* [Description of the task]
Take the lines from the one with "Output the component" through the one with "Chart.register(...registerables);", both ends kept, and reproduce them exactly without the pictures.

┄┄┄┄┄┄┄┄┄┄┄┄┄┄┄┄┄┄┄┄

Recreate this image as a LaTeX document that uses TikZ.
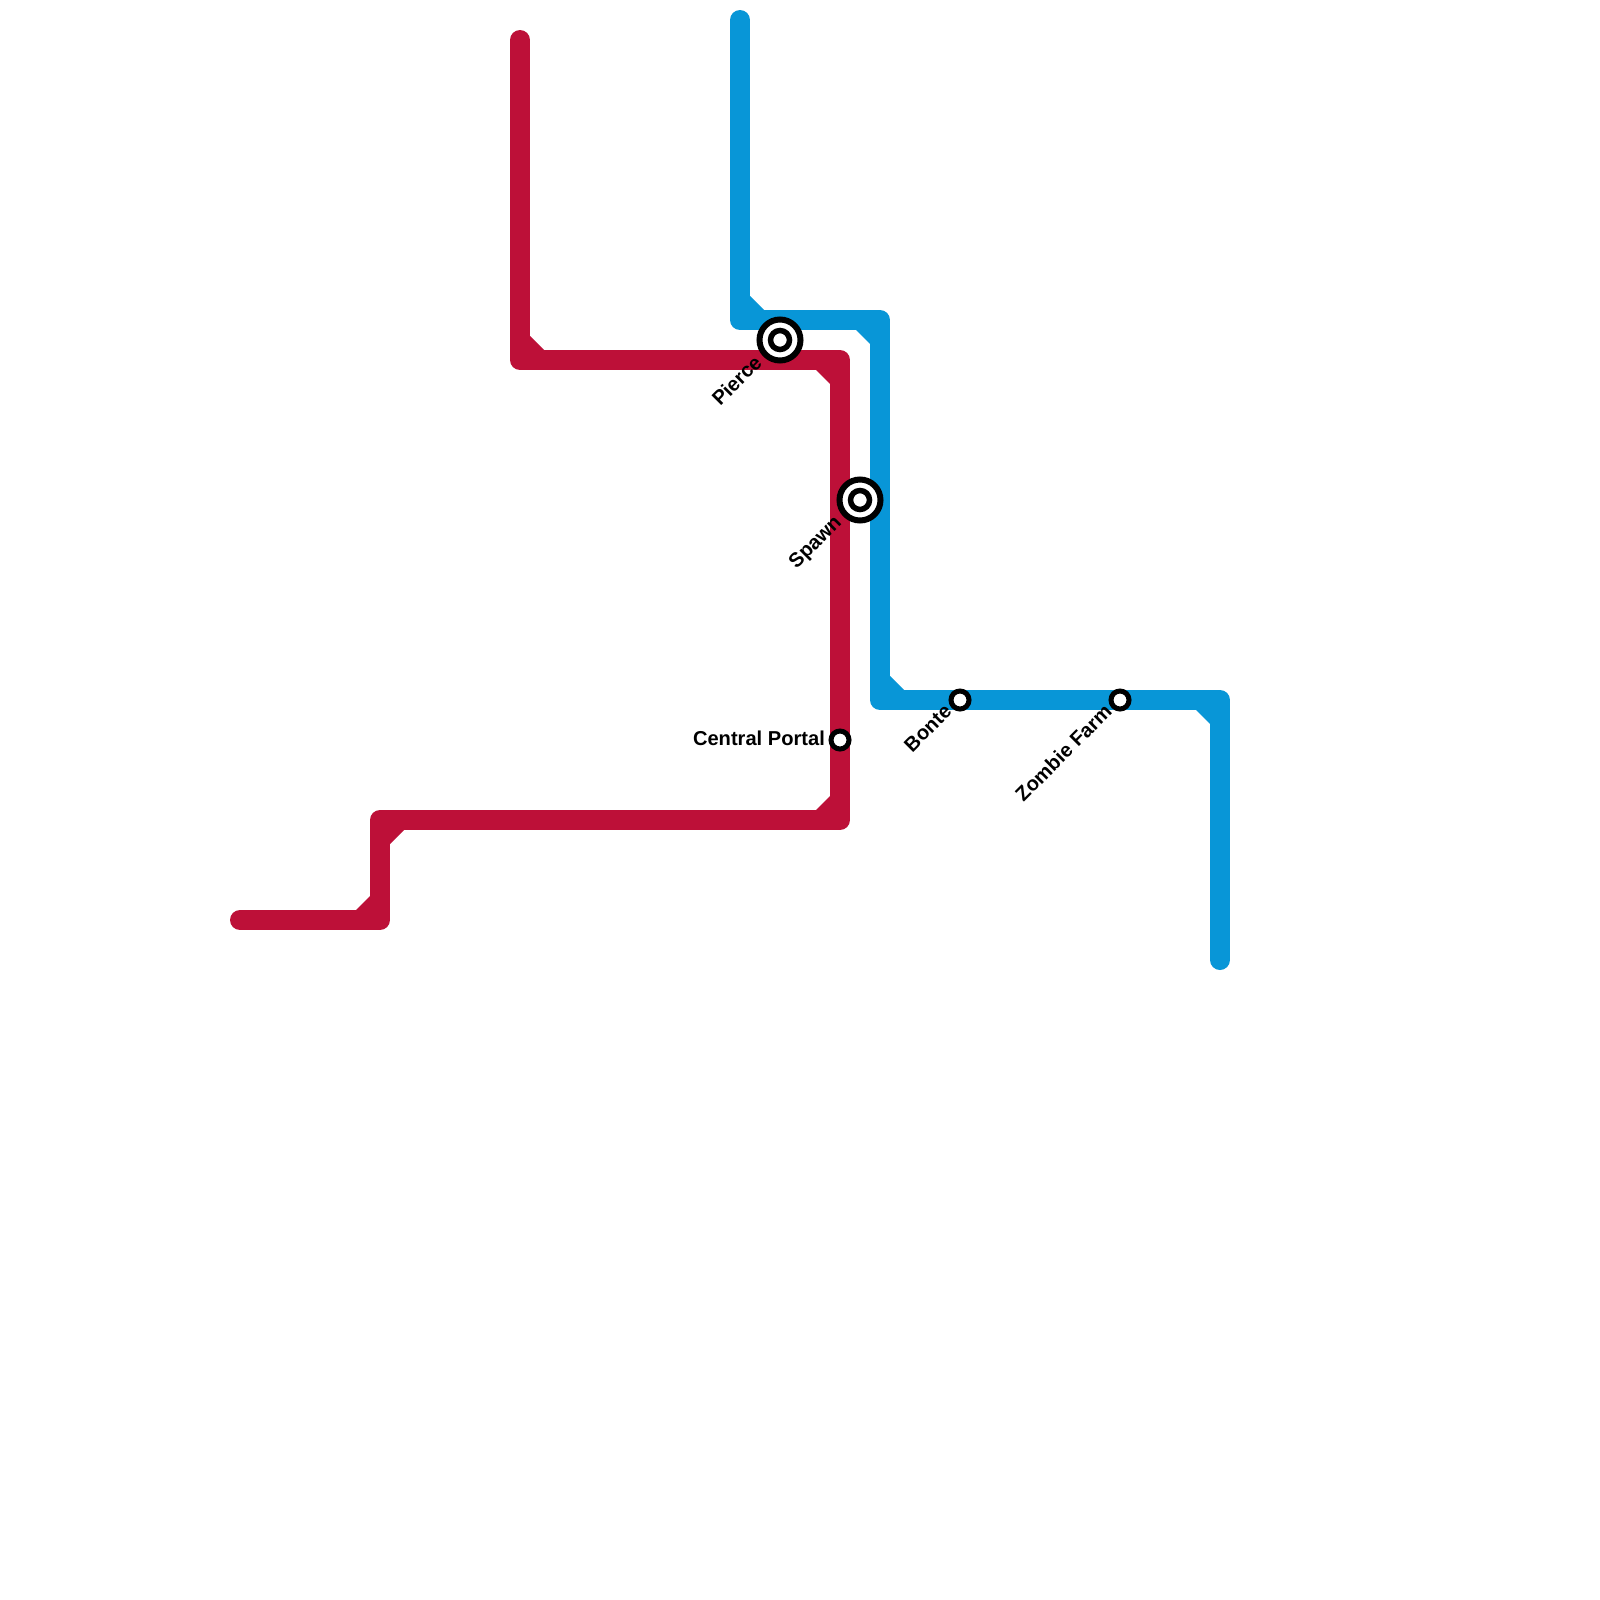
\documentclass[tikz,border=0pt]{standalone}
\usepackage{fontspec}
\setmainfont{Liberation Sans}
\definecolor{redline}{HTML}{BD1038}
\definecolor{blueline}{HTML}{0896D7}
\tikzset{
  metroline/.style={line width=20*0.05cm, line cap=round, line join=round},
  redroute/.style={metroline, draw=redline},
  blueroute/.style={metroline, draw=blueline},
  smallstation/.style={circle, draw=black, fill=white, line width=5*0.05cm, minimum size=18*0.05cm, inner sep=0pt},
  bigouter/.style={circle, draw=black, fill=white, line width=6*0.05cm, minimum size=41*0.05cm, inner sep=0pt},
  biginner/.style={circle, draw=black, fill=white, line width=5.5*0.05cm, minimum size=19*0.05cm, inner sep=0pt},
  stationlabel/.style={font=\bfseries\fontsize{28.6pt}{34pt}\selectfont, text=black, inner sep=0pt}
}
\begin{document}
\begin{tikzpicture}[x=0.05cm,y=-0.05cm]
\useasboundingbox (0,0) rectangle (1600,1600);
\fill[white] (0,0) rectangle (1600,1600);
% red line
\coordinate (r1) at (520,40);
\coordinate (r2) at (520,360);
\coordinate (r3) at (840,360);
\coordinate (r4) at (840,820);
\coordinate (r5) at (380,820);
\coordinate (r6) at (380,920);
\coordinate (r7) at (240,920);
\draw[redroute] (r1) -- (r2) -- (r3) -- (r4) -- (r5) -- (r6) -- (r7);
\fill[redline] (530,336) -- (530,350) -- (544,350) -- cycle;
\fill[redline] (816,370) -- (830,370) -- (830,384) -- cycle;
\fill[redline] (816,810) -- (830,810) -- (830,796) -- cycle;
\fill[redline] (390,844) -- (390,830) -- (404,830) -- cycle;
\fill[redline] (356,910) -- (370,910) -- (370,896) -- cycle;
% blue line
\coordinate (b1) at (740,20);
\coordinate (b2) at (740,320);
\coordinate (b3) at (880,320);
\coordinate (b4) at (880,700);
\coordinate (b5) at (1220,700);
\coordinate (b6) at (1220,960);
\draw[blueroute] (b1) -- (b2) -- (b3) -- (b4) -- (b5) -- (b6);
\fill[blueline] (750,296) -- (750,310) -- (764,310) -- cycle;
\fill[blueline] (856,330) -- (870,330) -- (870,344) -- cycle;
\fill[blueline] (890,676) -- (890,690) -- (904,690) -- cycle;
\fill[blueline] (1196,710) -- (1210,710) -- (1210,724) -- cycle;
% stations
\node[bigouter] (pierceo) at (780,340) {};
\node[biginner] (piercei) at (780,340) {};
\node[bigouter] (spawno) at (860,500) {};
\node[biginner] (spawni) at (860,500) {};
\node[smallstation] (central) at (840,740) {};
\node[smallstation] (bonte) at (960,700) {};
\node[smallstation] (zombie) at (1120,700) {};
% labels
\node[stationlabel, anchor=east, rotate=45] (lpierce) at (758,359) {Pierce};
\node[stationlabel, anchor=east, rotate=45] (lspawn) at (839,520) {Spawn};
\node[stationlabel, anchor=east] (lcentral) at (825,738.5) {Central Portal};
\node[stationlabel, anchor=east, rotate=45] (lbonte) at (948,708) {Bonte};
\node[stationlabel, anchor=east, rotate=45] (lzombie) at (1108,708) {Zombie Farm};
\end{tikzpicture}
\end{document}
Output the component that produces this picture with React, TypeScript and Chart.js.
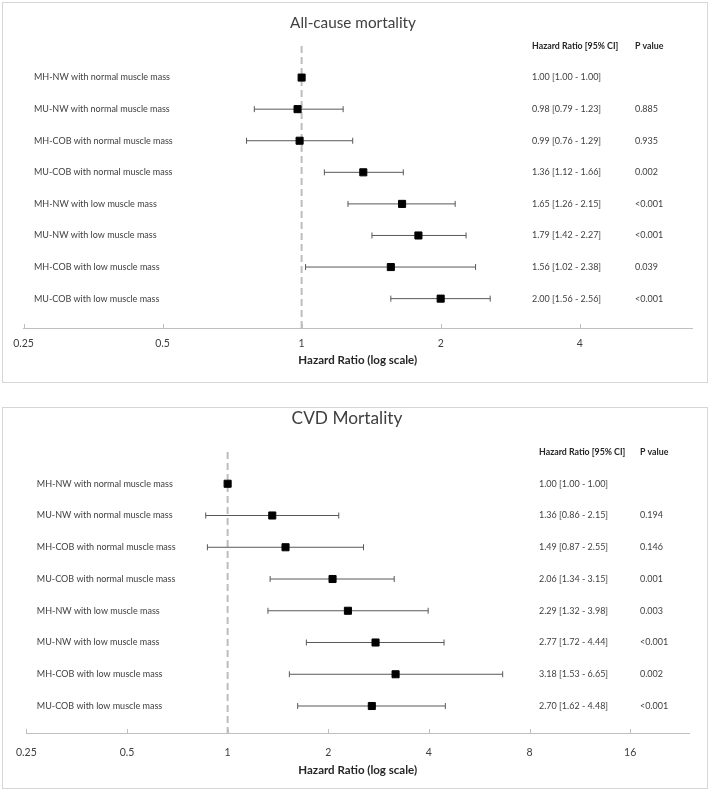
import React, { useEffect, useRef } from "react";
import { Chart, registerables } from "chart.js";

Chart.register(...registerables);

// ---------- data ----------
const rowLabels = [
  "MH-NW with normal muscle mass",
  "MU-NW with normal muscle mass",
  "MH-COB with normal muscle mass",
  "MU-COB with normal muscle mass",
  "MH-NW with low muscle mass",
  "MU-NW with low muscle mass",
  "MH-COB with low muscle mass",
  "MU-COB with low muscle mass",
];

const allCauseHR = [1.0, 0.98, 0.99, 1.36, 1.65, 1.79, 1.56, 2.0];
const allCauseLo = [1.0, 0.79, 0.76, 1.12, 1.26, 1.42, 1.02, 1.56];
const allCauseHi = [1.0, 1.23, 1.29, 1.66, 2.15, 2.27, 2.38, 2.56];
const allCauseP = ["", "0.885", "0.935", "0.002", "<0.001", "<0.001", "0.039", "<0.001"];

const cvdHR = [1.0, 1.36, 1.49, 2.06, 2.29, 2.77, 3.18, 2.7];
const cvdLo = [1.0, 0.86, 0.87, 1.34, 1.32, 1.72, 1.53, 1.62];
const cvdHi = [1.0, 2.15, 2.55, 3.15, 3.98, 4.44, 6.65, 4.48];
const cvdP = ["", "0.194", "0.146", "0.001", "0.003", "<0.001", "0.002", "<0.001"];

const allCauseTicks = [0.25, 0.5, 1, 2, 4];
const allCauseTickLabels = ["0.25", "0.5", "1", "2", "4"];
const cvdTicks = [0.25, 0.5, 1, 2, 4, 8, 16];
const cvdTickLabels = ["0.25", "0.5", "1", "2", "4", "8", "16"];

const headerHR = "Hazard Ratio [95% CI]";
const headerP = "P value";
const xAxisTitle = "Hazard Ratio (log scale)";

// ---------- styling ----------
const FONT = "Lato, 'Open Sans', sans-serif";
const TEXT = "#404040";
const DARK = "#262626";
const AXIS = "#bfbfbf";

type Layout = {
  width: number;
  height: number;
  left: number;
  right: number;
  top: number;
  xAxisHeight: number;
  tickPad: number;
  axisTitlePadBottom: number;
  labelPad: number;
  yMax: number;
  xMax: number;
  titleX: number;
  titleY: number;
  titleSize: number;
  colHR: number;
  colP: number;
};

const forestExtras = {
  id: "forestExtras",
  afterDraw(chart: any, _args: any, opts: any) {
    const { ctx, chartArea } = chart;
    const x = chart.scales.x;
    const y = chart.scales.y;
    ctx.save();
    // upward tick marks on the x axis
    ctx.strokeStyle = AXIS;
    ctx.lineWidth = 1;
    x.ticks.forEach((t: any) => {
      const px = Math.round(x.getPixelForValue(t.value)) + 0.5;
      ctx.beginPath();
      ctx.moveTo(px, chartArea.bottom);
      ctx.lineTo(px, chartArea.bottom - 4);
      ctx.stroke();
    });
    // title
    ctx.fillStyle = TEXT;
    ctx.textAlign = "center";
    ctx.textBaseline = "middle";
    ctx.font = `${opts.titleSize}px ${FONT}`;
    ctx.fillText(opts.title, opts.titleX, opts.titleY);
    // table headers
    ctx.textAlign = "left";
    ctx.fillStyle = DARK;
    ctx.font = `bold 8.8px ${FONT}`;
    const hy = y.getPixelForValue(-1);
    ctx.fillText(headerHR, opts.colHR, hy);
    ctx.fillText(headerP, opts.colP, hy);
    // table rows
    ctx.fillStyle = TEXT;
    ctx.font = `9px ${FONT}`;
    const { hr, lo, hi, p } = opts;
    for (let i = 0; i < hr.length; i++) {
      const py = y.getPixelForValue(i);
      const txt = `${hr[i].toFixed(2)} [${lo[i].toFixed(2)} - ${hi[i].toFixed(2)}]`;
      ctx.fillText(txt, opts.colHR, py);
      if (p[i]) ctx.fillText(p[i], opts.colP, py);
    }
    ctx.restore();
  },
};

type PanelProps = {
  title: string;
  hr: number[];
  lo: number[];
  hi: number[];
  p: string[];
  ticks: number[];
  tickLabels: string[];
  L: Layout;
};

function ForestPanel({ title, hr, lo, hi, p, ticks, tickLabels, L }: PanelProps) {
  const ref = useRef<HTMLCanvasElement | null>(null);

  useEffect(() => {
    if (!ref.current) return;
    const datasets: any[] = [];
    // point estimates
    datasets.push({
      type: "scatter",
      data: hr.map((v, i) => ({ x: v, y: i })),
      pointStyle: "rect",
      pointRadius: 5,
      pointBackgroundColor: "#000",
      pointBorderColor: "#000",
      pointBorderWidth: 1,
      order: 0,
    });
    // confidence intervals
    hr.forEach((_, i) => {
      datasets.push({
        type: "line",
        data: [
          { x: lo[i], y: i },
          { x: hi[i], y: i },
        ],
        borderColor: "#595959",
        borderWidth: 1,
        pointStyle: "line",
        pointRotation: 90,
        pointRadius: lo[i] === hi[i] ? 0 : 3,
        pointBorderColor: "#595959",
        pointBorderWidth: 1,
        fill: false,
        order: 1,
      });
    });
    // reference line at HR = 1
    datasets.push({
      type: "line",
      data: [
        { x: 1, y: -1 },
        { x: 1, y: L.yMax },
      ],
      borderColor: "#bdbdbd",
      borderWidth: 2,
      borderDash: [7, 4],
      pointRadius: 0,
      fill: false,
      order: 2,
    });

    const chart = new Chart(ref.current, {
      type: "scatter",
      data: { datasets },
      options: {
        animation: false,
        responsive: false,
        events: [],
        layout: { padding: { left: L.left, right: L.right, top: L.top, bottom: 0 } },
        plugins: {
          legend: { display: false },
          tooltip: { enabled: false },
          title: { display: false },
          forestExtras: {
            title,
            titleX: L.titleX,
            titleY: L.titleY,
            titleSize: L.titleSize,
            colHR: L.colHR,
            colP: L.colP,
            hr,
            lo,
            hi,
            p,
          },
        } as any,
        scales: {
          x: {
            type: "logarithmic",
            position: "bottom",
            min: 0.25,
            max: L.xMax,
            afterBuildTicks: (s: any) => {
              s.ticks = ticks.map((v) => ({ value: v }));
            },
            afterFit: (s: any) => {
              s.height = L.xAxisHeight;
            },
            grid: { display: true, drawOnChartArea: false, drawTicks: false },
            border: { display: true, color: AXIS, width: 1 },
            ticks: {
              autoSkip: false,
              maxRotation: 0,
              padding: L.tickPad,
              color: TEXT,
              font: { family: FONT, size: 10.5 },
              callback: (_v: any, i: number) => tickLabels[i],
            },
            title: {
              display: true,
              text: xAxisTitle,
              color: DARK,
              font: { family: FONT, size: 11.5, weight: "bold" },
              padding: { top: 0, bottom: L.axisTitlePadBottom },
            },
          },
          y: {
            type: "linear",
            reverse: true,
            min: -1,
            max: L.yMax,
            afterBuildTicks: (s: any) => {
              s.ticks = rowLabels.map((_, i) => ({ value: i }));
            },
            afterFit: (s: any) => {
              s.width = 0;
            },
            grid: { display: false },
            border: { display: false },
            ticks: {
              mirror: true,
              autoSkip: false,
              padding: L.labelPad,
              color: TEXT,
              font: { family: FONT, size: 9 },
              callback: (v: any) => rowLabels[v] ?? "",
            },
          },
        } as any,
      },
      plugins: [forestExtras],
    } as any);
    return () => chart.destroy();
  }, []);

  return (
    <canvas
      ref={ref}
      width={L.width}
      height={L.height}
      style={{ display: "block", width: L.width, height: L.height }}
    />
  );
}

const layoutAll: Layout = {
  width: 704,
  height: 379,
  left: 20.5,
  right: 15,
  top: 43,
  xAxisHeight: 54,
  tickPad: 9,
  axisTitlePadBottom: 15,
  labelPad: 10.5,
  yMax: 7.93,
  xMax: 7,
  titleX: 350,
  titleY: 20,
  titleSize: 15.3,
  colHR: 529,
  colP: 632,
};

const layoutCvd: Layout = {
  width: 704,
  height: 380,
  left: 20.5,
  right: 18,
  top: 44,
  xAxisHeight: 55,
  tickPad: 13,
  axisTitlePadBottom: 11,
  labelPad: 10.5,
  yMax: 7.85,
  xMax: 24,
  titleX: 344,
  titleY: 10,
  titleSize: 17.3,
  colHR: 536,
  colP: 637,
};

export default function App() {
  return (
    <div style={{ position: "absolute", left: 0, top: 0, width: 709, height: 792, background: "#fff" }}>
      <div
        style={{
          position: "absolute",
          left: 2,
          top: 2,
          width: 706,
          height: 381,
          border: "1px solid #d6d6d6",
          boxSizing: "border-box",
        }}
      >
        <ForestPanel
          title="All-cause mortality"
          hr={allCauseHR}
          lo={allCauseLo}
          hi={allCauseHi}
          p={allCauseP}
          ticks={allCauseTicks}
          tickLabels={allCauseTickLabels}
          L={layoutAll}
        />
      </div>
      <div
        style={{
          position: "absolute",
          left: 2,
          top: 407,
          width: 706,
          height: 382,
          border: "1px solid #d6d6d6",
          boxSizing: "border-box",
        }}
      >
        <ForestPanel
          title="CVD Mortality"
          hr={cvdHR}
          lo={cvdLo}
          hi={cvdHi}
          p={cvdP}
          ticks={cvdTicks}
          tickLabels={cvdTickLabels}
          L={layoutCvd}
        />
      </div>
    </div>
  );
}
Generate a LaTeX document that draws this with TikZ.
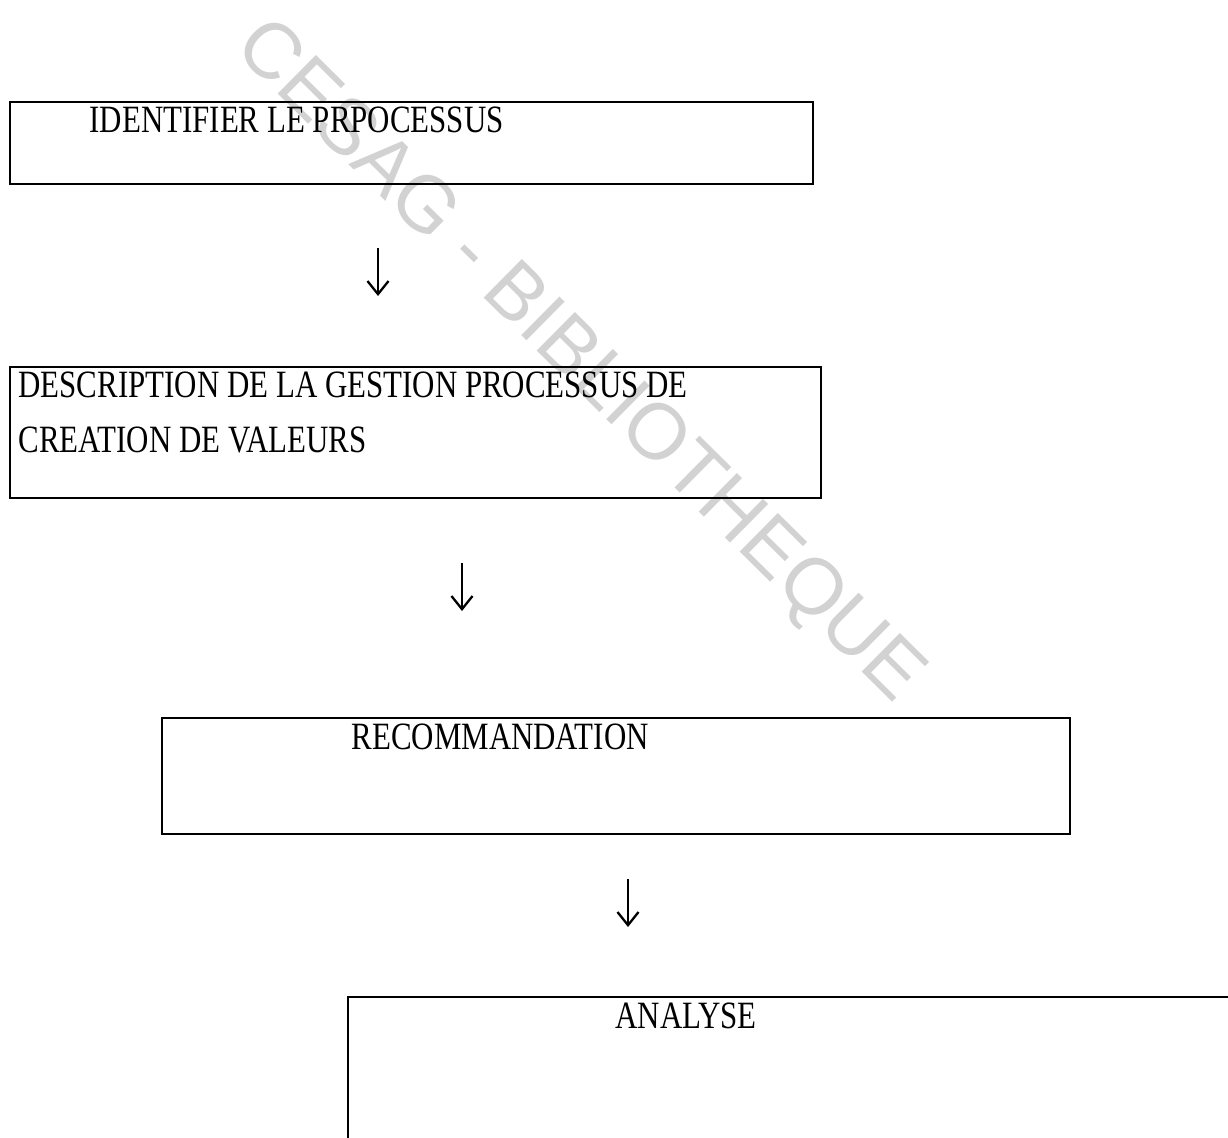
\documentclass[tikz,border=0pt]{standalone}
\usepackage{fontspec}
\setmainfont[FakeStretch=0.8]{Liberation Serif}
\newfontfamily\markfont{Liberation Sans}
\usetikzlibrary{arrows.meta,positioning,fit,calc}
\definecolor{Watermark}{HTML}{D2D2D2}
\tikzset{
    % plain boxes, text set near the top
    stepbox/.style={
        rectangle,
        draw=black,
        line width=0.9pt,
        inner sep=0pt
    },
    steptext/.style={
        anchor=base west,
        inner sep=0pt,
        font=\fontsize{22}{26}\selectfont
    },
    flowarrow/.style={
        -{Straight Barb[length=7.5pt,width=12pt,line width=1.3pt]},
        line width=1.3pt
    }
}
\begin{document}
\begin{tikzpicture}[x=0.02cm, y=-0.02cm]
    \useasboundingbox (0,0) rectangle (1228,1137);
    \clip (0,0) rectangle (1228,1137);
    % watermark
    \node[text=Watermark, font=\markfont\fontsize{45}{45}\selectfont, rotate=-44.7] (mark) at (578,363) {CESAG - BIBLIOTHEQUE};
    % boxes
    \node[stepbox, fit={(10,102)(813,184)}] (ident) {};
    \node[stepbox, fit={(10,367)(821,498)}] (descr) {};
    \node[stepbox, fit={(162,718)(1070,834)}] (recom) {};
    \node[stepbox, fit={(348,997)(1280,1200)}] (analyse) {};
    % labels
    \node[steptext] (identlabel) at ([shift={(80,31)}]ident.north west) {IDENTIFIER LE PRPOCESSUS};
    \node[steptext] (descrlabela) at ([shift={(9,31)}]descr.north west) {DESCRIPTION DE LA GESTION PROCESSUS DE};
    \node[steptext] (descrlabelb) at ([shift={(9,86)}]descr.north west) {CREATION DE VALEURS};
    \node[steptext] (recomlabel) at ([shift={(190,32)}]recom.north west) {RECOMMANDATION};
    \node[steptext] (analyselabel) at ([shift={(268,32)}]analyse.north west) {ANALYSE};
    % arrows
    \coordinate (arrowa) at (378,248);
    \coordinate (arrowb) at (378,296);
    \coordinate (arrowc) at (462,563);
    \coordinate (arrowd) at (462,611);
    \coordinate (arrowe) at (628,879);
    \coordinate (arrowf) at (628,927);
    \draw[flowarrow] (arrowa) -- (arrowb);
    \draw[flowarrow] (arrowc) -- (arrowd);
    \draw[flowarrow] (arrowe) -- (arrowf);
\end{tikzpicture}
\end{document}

┄┄┄┄┄┄┄┄┄┄┄┄┄┄┄┄┄┄┄┄

* [Answer for the task]
Output the component that produces this picture with React, TypeScript and Chart.js.
import React, { useEffect, useRef } from "react";
import { Chart, registerables } from "chart.js";

Chart.register(...registerables);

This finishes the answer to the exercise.